Write the material out again in full, exactly.

** START OF RECORDED INFORMATION **

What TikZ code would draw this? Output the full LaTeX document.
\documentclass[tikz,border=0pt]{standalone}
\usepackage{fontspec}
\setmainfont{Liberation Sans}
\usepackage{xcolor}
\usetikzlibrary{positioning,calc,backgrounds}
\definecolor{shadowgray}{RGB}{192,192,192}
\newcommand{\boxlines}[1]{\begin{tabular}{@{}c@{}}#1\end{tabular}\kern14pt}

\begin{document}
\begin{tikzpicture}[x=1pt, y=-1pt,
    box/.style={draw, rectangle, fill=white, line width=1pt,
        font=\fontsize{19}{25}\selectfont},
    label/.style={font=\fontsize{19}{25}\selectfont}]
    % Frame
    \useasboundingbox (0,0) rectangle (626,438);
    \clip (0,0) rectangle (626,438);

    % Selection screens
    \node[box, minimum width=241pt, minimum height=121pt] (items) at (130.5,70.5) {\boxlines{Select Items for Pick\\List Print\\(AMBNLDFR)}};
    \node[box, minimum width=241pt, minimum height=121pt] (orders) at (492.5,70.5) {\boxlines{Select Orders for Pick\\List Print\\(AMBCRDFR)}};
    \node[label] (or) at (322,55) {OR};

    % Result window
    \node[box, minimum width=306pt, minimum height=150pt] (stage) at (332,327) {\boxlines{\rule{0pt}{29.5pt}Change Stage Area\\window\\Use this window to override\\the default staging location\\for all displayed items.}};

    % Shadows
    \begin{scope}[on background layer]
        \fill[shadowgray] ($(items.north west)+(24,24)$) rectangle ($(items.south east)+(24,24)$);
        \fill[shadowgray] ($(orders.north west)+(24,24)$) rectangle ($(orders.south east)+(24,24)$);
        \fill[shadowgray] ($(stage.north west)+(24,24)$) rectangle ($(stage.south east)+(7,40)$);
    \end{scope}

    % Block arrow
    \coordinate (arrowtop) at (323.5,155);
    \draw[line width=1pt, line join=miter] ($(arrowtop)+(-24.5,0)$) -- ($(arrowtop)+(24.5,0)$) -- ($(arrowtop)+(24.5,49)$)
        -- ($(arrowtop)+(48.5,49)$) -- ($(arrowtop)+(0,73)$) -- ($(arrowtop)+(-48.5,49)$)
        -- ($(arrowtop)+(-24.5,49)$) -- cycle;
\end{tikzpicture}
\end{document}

** END OF RECORDED INFORMATION **

■ RESPONSE FOR THIS EXERCISE ■
What TikZ code would draw this? Output the full LaTeX document.
\documentclass[tikz,border=0pt]{standalone}
\usepackage{fontspec}
\setmainfont{Liberation Sans}
\usepackage{xcolor}
\usetikzlibrary{positioning,calc,backgrounds}
\definecolor{shadowgray}{RGB}{192,192,192}
\newcommand{\boxlines}[1]{\begin{tabular}{@{}c@{}}#1\end{tabular}\kern14pt}

\begin{document}
\begin{tikzpicture}[x=1pt, y=-1pt,
    box/.style={draw, rectangle, fill=white, line width=1pt,
        font=\fontsize{19}{25}\selectfont},
    label/.style={font=\fontsize{19}{25}\selectfont}]
    % Frame
    \useasboundingbox (0,0) rectangle (626,438);
    \clip (0,0) rectangle (626,438);

    % Selection screens
    \node[box, minimum width=241pt, minimum height=121pt] (items) at (130.5,70.5) {\boxlines{Select Items for Pick\\List Print\\(AMBNLDFR)}};
    \node[box, minimum width=241pt, minimum height=121pt] (orders) at (492.5,70.5) {\boxlines{Select Orders for Pick\\List Print\\(AMBCRDFR)}};
    \node[label] (or) at (322,55) {OR};

    % Result window
    \node[box, minimum width=306pt, minimum height=150pt] (stage) at (332,327) {\boxlines{\rule{0pt}{29.5pt}Change Stage Area\\window\\Use this window to override\\the default staging location\\for all displayed items.}};

    % Shadows
    \begin{scope}[on background layer]
        \fill[shadowgray] ($(items.north west)+(24,24)$) rectangle ($(items.south east)+(24,24)$);
        \fill[shadowgray] ($(orders.north west)+(24,24)$) rectangle ($(orders.south east)+(24,24)$);
        \fill[shadowgray] ($(stage.north west)+(24,24)$) rectangle ($(stage.south east)+(7,40)$);
    \end{scope}

    % Block arrow
    \coordinate (arrowtop) at (323.5,155);
    \draw[line width=1pt, line join=miter] ($(arrowtop)+(-24.5,0)$) -- ($(arrowtop)+(24.5,0)$) -- ($(arrowtop)+(24.5,49)$)
        -- ($(arrowtop)+(48.5,49)$) -- ($(arrowtop)+(0,73)$) -- ($(arrowtop)+(-48.5,49)$)
        -- ($(arrowtop)+(-24.5,49)$) -- cycle;
\end{tikzpicture}
\end{document}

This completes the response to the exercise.